The next day, I went to a quaint, poor fishing village, stood on the dilapidated pier, and filled my nostrils with the smell of drying fish. The live sea animals in fish tanks, the skillful killing of these animals, the poor housing these are the images of China that are being broadcast familiar in the West. With a shirt tied round my waist and waving my expensive digital camera, I wandered around with the other foreign tourists, gazing left and right with curiosity. I even faced the sea, stretched out my arms, and said, "This is life!" like a character from a typical Chinese melodrama. Am I like a foreign tourist who is searching for exoticism in my home country or is the whole world becoming Westernized?
When I was fourteen, I fell in love with the Indian author Tagore and a line from one of his meditative poems: "Wisdom reaches the peak of perfection in drunkenness." So many years have passed, and I still have not found an aphorism better than that damn line. I haven't learned anything.
There was a time when I was heavy-hearted, all for the sake of writing, metaphysics, and the future of Chinese civilization. Who did I think I was? Only later did I understand how foolish I was. Now, I'm drunk with reality. No more a serious, obstinate, foolish intellectual. I want to be free-falling, free-falling with a China that is no longer homely.
I am casting off my burdens no more will I play the role of a Confucian intellectual.
After all, aren't we the new breed? Aren't we young? Aren't we lonely modern souls? Don't we deserve to be happy and carefree? Don't we need a little fun? So let's play. After all, we have always been good at games.
"Returnee" is a popular word nowadays in China, especially since the Chinese government called on all "patriotic overseas Chinese" to return to their homeland to build a "modern, strong China."
These returnees have a number of common traits.

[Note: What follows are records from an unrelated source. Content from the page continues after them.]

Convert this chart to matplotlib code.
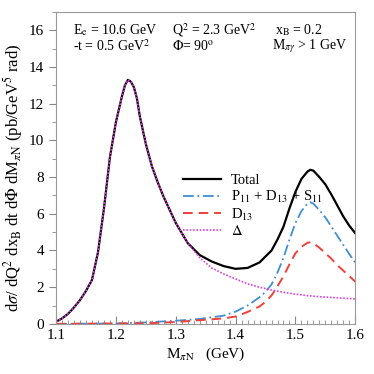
import numpy as np
import matplotlib
matplotlib.use('Agg')
import matplotlib.pyplot as plt
from matplotlib.ticker import MultipleLocator

plt.rcParams['font.family'] = ['Liberation Serif', 'DejaVu Serif']
plt.rcParams['mathtext.fontset'] = 'stix'

# Delta contribution (same as Total below ~1.32 GeV)
x_delta = [1.10, 1.11, 1.12, 1.13, 1.14, 1.15, 1.16, 1.17, 1.18, 1.19, 1.20, 1.21, 1.215,
           1.22, 1.225, 1.23, 1.235, 1.24, 1.25, 1.26, 1.27, 1.28, 1.29, 1.30, 1.32, 1.34,
           1.36, 1.38, 1.40, 1.42, 1.44, 1.46, 1.48, 1.50, 1.52, 1.54, 1.56, 1.58, 1.60]
y_delta = [0.12, 0.3, 0.55, 0.9, 1.3, 1.8, 2.4, 3.9, 6.3, 9.1, 11.0, 12.4, 13.0,
           13.3, 13.2, 12.9, 12.3, 11.3, 9.8, 8.6, 7.7, 6.9, 6.2, 5.5, 4.4, 3.6,
           3.05, 2.72, 2.45, 2.18, 2.0, 1.85, 1.72, 1.62, 1.54, 1.48, 1.44, 1.40, 1.36]

# Total
x_total = x_delta[:25] + [1.34, 1.36, 1.38, 1.40, 1.42, 1.44, 1.46, 1.47, 1.48, 1.49,
                          1.50, 1.51, 1.52, 1.525, 1.53, 1.54, 1.55, 1.56, 1.57, 1.58,
                          1.59, 1.60]
y_total = y_delta[:25] + [3.75, 3.4, 3.15, 3.0, 3.05, 3.35, 4.0, 4.6, 5.3, 6.3,
                          7.2, 7.9, 8.3, 8.4, 8.35, 8.0, 7.6, 7.05, 6.45, 5.85,
                          5.35, 4.94]

# P11 + D13 + S11
x_res = [1.10, 1.20, 1.25, 1.30, 1.34, 1.38, 1.40, 1.42, 1.44, 1.45, 1.46, 1.47,
         1.48, 1.49, 1.50, 1.51, 1.52, 1.525, 1.53, 1.54, 1.55, 1.56, 1.57, 1.58,
         1.59, 1.60]
y_res = [0.0, 0.02, 0.08, 0.17, 0.27, 0.45, 0.67, 1.0, 1.45, 1.75, 2.15, 2.8,
         3.6, 4.6, 5.5, 6.15, 6.55, 6.63, 6.55, 6.2, 5.8, 5.3, 4.8, 4.3,
         3.8, 3.34]

# D13
x_d13 = [1.10, 1.25, 1.30, 1.34, 1.38, 1.40, 1.42, 1.44, 1.45, 1.46, 1.47, 1.48,
         1.49, 1.50, 1.51, 1.52, 1.525, 1.53, 1.54, 1.55, 1.56, 1.57, 1.58, 1.59, 1.60]
y_d13 = [0.0, 0.03, 0.1, 0.2, 0.3, 0.4, 0.65, 0.95, 1.2, 1.55, 2.05, 2.6,
         3.25, 3.85, 4.2, 4.42, 4.45, 4.4, 4.15, 3.85, 3.55, 3.2, 2.9, 2.6, 2.3]

fig = plt.figure(figsize=(3.74, 3.74), dpi=100)
ax = fig.add_axes([0.150, 0.134, 0.800, 0.834])

ax.plot(x_total, y_total, color='black', lw=1.6, label='Total')
ax.plot(x_res, y_res, color='#3f8fd2', lw=1.3, ls=(0, (6, 2, 1, 2)),
        label=r'P$_{11}$ + D$_{13}$ + S$_{11}$')
ax.plot(x_d13, y_d13, color='#f0403a', lw=1.4, ls=(0, (5, 3)), label=r'D$_{13}$')
ax.plot(x_delta, y_delta, color='#e040e0', lw=1.2, ls=(0, (1, 1)), label=r'$\Delta$')

ax.set_xlim(1.1, 1.6)
ax.set_ylim(0, 17)
ax.xaxis.set_major_locator(MultipleLocator(0.1))
ax.xaxis.set_minor_locator(MultipleLocator(0.01))
ax.yaxis.set_major_locator(MultipleLocator(2))
ax.yaxis.set_minor_locator(MultipleLocator(1))
ax.xaxis.set_major_formatter(plt.FuncFormatter(lambda v, p: f'{v:.1f}'))

for sp in ax.spines.values():
    sp.set_color('#999999')
ax.tick_params(axis='x', which='both', direction='in', color='#888888',
               labelsize=11, top=False)
ax.tick_params(axis='x', which='major', length=6)
ax.tick_params(axis='x', which='minor', length=3)
ax.tick_params(axis='y', which='both', direction='out', color='#888888',
               labelsize=11, right=False)
ax.tick_params(axis='y', which='major', length=5)
ax.tick_params(axis='y', which='minor', length=3)

ax.set_xlabel(r'M$_{\pi\mathrm{N}}$   (GeV)', fontsize=11, labelpad=3)
ax.set_ylabel(r'd$\sigma$/ dQ$^2$ dx$_\mathrm{B}$ dt d$\Phi$ dM$_{\pi\mathrm{N}}$ (pb/GeV$^5$ rad)',
              fontsize=12)
ax.yaxis.set_label_coords(-0.105, 0.47)

kw = dict(transform=ax.transData, fontsize=10, va='center', ha='left')
ax.text(1.128, 16.0, r'E$_\mathrm{e}$ = 10.6 GeV', **kw)
ax.text(1.293, 16.0, r'Q$^2$ = 2.3 GeV$^2$', **kw)
ax.text(1.465, 16.0, r'x$_\mathrm{B}$ = 0.2', **kw)
ax.text(1.128, 15.15, r'-t = 0.5 GeV$^2$', **kw)
ax.text(1.293, 15.15, r'$\Phi$= 90$^\mathrm{o}$', **kw)
ax.text(1.460, 15.15, r'M$_{\pi\gamma}$ > 1 GeV', **kw)

ax.legend(loc='upper left', bbox_to_anchor=(0.405, 0.50), frameon=False,
          fontsize=10.5, handlelength=2.6, handletextpad=0.7, labelspacing=0.12,
          borderaxespad=0)

fig.savefig('out.png', dpi=100)
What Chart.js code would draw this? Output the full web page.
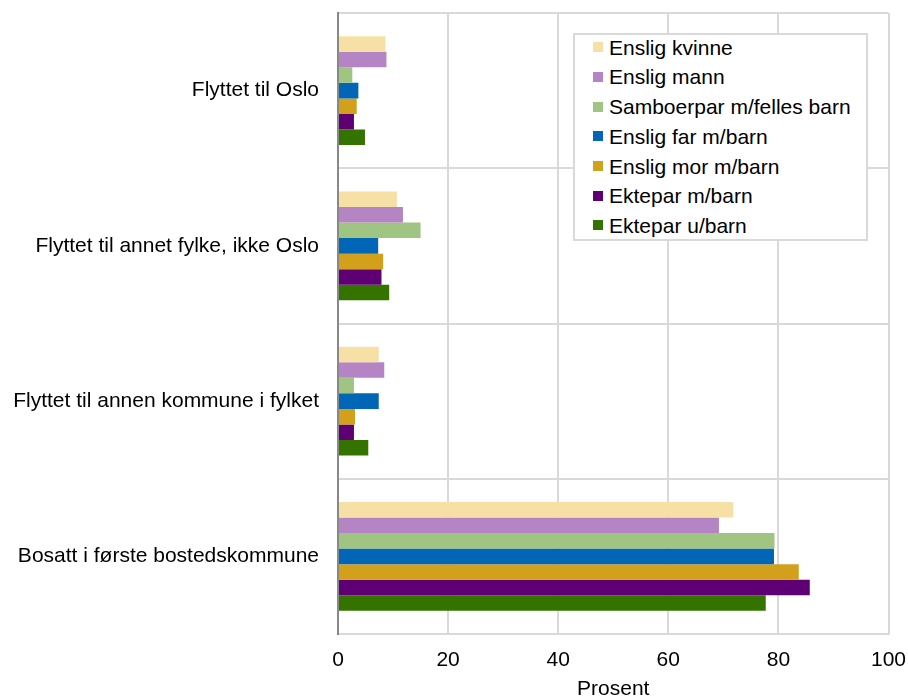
<!DOCTYPE html>
<html>
<head>
<meta charset="utf-8">
<script src="https://cdn.jsdelivr.net/npm/chart.js@4"></script>
<style>
html,body{margin:0;padding:0;background:#fff;}
#wrap{position:relative;width:908px;height:700px;}
#legend{position:absolute;left:573px;top:33px;width:291px;height:204px;border:2px solid #d9d9d9;background:#fff;font-family:"Liberation Sans",Arial,sans-serif;font-size:21px;color:#000;}
.row{position:absolute;left:18px;height:24px;line-height:24px;white-space:nowrap;}
.sw{display:inline-block;width:10px;height:10px;margin-right:6px;vertical-align:middle;position:relative;top:-2px;}
</style>
</head>
<body>
<div id="wrap">
<canvas id="c" width="908" height="700"></canvas>
<div id="legend"></div>
</div>
<script>
const categories = ["Flyttet til Oslo", "Flyttet til annet fylke, ikke Oslo", "Flyttet til annen kommune i fylket", "Bosatt i første bostedskommune"];
const seriesNames = ["Enslig kvinne", "Enslig mann", "Samboerpar m/felles barn", "Enslig far m/barn", "Enslig mor m/barn", "Ektepar m/barn", "Ektepar u/barn"];
const ensligKvinne = [8.6, 10.7, 7.4, 71.8];
const ensligMann = [8.8, 11.8, 8.4, 69.2];
const samboerpar = [2.6, 15.0, 2.9, 79.3];
const ensligFar = [3.7, 7.3, 7.4, 79.2];
const ensligMor = [3.4, 8.2, 3.1, 83.7];
const ekteparMBarn = [2.9, 7.9, 2.9, 85.7];
const ekteparUBarn = [4.9, 9.3, 5.5, 77.7];
const xTicks = [0, 20, 40, 60, 80, 100];
const axisTitle = "Prosent";

const seriesValues = [ensligKvinne, ensligMann, samboerpar, ensligFar, ensligMor, ekteparMBarn, ekteparUBarn];
const colors = ["#F7E0A6", "#B584C4", "#A0C482", "#0066B5", "#D3A01B", "#5E0073", "#357300"];

Chart.defaults.font.family = '"Liberation Sans", Arial, sans-serif';
Chart.defaults.font.size = 21;
Chart.defaults.color = '#000';

const datasets = seriesNames.map((n, i) => ({
  label: n,
  data: seriesValues[i],
  backgroundColor: colors[i],
  borderWidth: 0,
  categoryPercentage: 0.7,
  barPercentage: 1.0
}));

new Chart(document.getElementById('c'), {
  type: 'bar',
  data: { labels: categories, datasets },
  options: {
    indexAxis: 'y',
    responsive: false,
    animation: false,
    layout: { padding: { top: 13, right: 19.5, left: 0, bottom: 0 } },
    plugins: { legend: { display: false }, tooltip: { enabled: false } },
    scales: {
      x: {
        min: 0, max: 100,
        afterBuildTicks: (s) => { s.ticks = xTicks.map(v => ({ value: v })); },
        ticks: { padding: 14, font: { size: 21 }, maxRotation: 0 },
        grid: { color: '#d9d9d9', lineWidth: 2, drawTicks: false },
        border: { display: true, color: '#d9d9d9', width: 2 },
        title: { display: true, text: axisTitle, font: { size: 21, lineHeight: 1 }, padding: { top: 0, bottom: 0 } },
        afterFit: (s) => { s.height = 66; s.paddingLeft = 0; s.paddingRight = 0; }
      },
      y: {
        ticks: { padding: 19, font: { size: 21 } },
        grid: { color: '#d9d9d9', lineWidth: 2, drawTicks: false, offset: true },
        border: { display: true, color: '#888888', width: 2, z: 1 },
        afterFit: (s) => { s.width = 338; s.paddingTop = 0; s.paddingBottom = 0; }
      }
    }
  }
});

const lg = document.getElementById('legend');
seriesNames.forEach((n, i) => {
  const r = document.createElement('div');
  r.className = 'row';
  r.style.top = (12.7 + 29.7 * i - 12) + 'px';
  const sw = document.createElement('span');
  sw.className = 'sw';
  sw.style.background = colors[i];
  r.appendChild(sw);
  r.appendChild(document.createTextNode(n));
  lg.appendChild(r);
});
</script>
</body>
</html>
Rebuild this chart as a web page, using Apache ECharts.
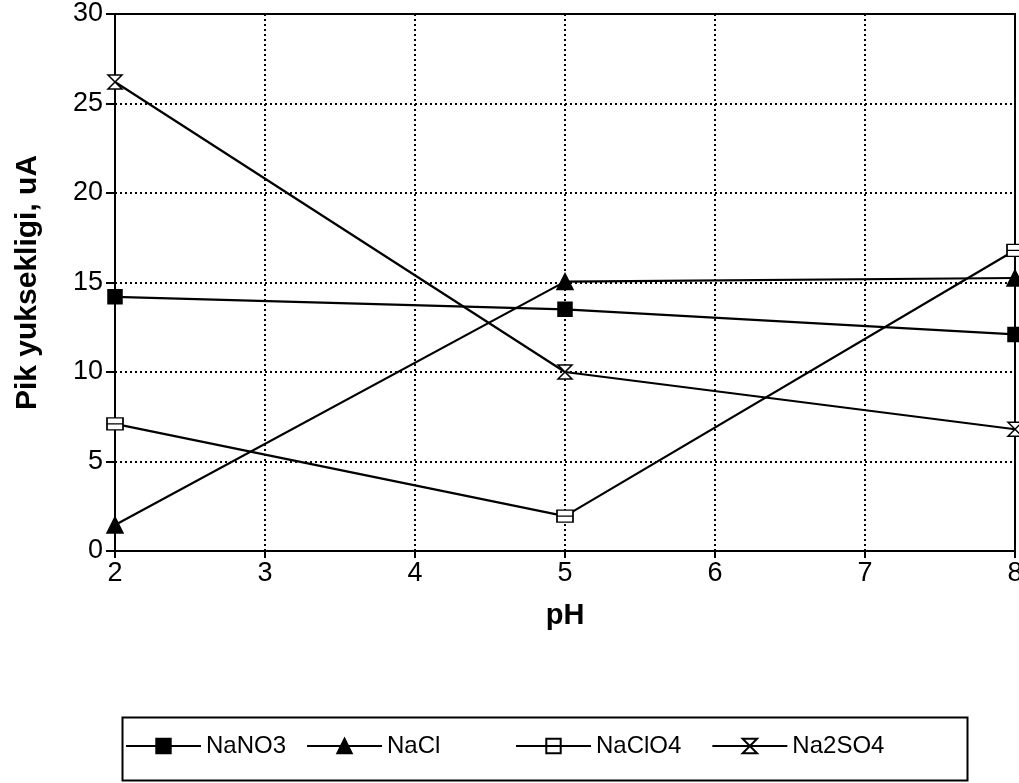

First, they don't normally wear miniskirts or makeup, like so many local girls do. They often don't look very fashionable and seem to care little about such frippery.
Second, they have usually obtained advanced degrees somewhere in the West and often like to say, as casually as possible, "I went to school in Boston." (But they never forget to wear their Harvard or Yale rings on their fingers.)
Third, they are timid pedestrians. It takes them forever to cross an average Chinese road.
Fourth, they don't smoke. In fact, they get dizzy around smokers.
Fifth, they don't like people to ask where they come from, especially someone who has just met them. If they are prodded for an answer, they tend to pause for several seconds as if faced with a multiple-choice question. If they were to give the traditional response, they would tell the inquirer the birthplace of their fathers' ancestors. Knowing your ancestors' birthplace and tomb sites demonstrates that you haven't forgotten your roots. Anyone who forgets his roots is despised and accused of being a sellout. In China the phrase, "He doesn't know his last name anymore," is hurled to mock those who try to forget their roots.